At the end of 1998, the Colombian Court finally ruled in favour of the Embera Katio, requiring the Urra consortium to honour consultation promises before granting the license to fill the reservoir and begin dam operation. Not surprisingly however, the consultations have been meaningless, and none of the indigenous proposals have been taken into consideration. In late 1999, the filling of the Urra Dam reservoir began.

On December 12th 1999, 160 Embera indigenous people arrived in Bogota after having walked 700 kilometers. They installed themselves in the garden of the environmental ministry and demanded further dialogue before the flooding proceeded. Four months later, and still in the garden, an agreement was reached between the dam consortium, the environmental, mining and internal affairs ministries and Embera leaders.

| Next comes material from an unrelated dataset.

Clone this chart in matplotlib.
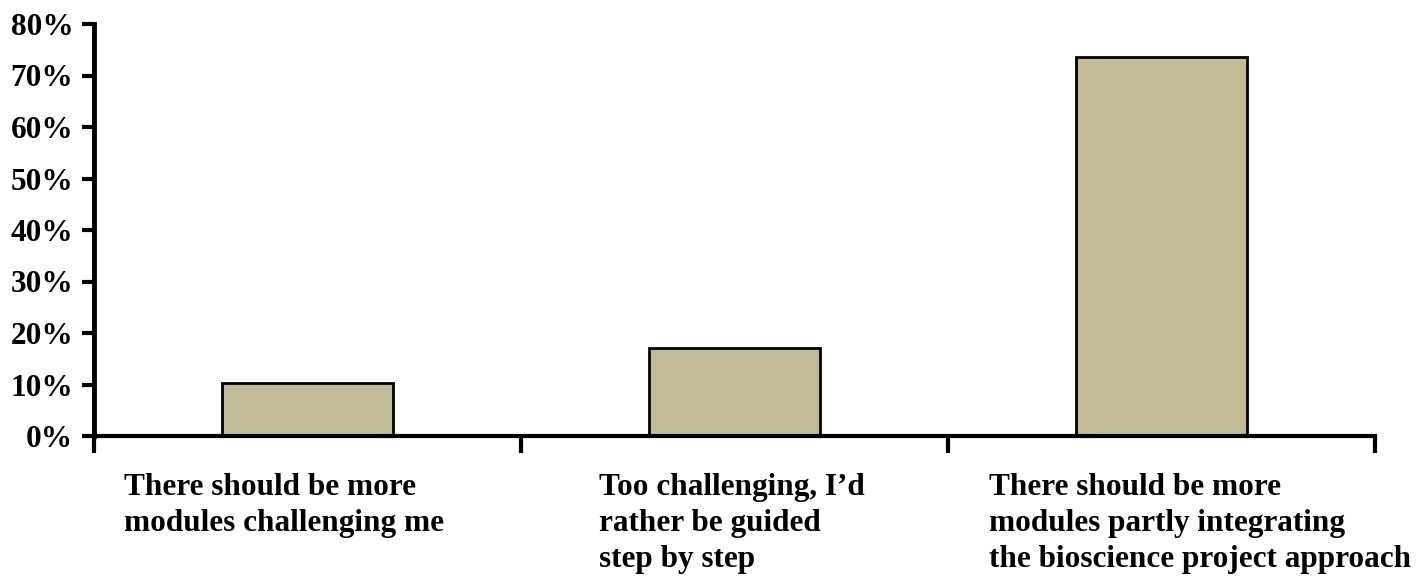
import matplotlib
matplotlib.use("Agg")
import matplotlib.pyplot as plt
from matplotlib.ticker import FixedLocator, PercentFormatter

categories = [
    "There should be more\nmodules challenging me",
    "Too challenging, I\u2019d\nrather be guided\nstep by step",
    "There should be more\nmodules partly integrating\nthe bioscience project approach",
]
shares = [10.2, 17.0, 73.5]
y_ticks = [0, 10, 20, 30, 40, 50, 60, 70, 80]

plt.rcParams["font.family"] = ["Liberation Serif", "DejaVu Serif"]
plt.rcParams["font.weight"] = "bold"

W, H = 1419, 580
fig = plt.figure(figsize=(W / 100, H / 100), dpi=100)
ax = fig.add_axes([94 / W, (H - 436) / H, (1375 - 94) / W, (436 - 24) / H])

x = list(range(len(categories)))
ax.bar(x, shares, width=0.40, color="#C1BC97", edgecolor="black", linewidth=2, zorder=2)

ax.set_xlim(-0.5, len(categories) - 0.5)
ax.set_ylim(0, 80)
ax.yaxis.set_major_locator(FixedLocator(y_ticks))
ax.yaxis.set_major_formatter(PercentFormatter(decimals=0))

for s in ("top", "right"):
    ax.spines[s].set_visible(False)
ax.spines["left"].set_linewidth(3.5)
ax.spines["bottom"].set_linewidth(3)

ax.tick_params(axis="y", direction="out", length=9, width=3, pad=6, labelsize=22.5)
for lbl in ax.get_yticklabels():
    lbl.set_fontweight("bold")

# category separators below the axis
ax.set_xticks([])
ax.xaxis.set_minor_locator(FixedLocator([i - 0.5 for i in range(len(categories) + 1)]))
ax.tick_params(axis="x", which="minor", direction="out", length=12, width=3)

# left-aligned multi-line category labels
label_left = [0.0235, 0.394, 0.699]
for xpos, text in zip(label_left, categories):
    ax.text(xpos, -0.09, text, transform=ax.transAxes, ha="left", va="top",
            fontsize=22.5, fontweight="bold", linespacing=1.32)

fig.savefig("out.png", dpi=100)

The Embera returned to their ancestral territories on April 26th 2000, hoping to see the results of the agreement within a few weeks. However, one year later, the agreements have not been fulfilled, the murder of Embera leaders continues, and more than 250 Embera families have been displaced from their lands to the closest town.

Low Wattage
All of this ethnocide and environmental massacre has taken place to obtain just two percent (340 MW) of the total electricity produced in Colombia. Other futile damming exercises come to mind, for example the Balbina Dam in Brazil which for the price of one billion dollars converted some 250,000 hectares of tropical jungle into a lifeless lake filled with putrid vegetation, killed millions of wild animals, displaced various tribes and brought disease into the area. All of this to generate some 80 MW of energy!

Human Rights Inventory
The Urra Dam process has been a shameful desecration of human rights. This is despite the fact that the Colombian government boasts about its advanced national human and environmental rights legislation, and has ratified various international human rights conventions. Despite these professions, the Embera have not been granted any rights by the Colombian Courts, and laws have been created to guarantee the smooth continuance of the dam project. European governments are also to blame for financing mega projects like the Urra Dam, projects that violent all of the fundamental rights to life, culture, environment and self determination.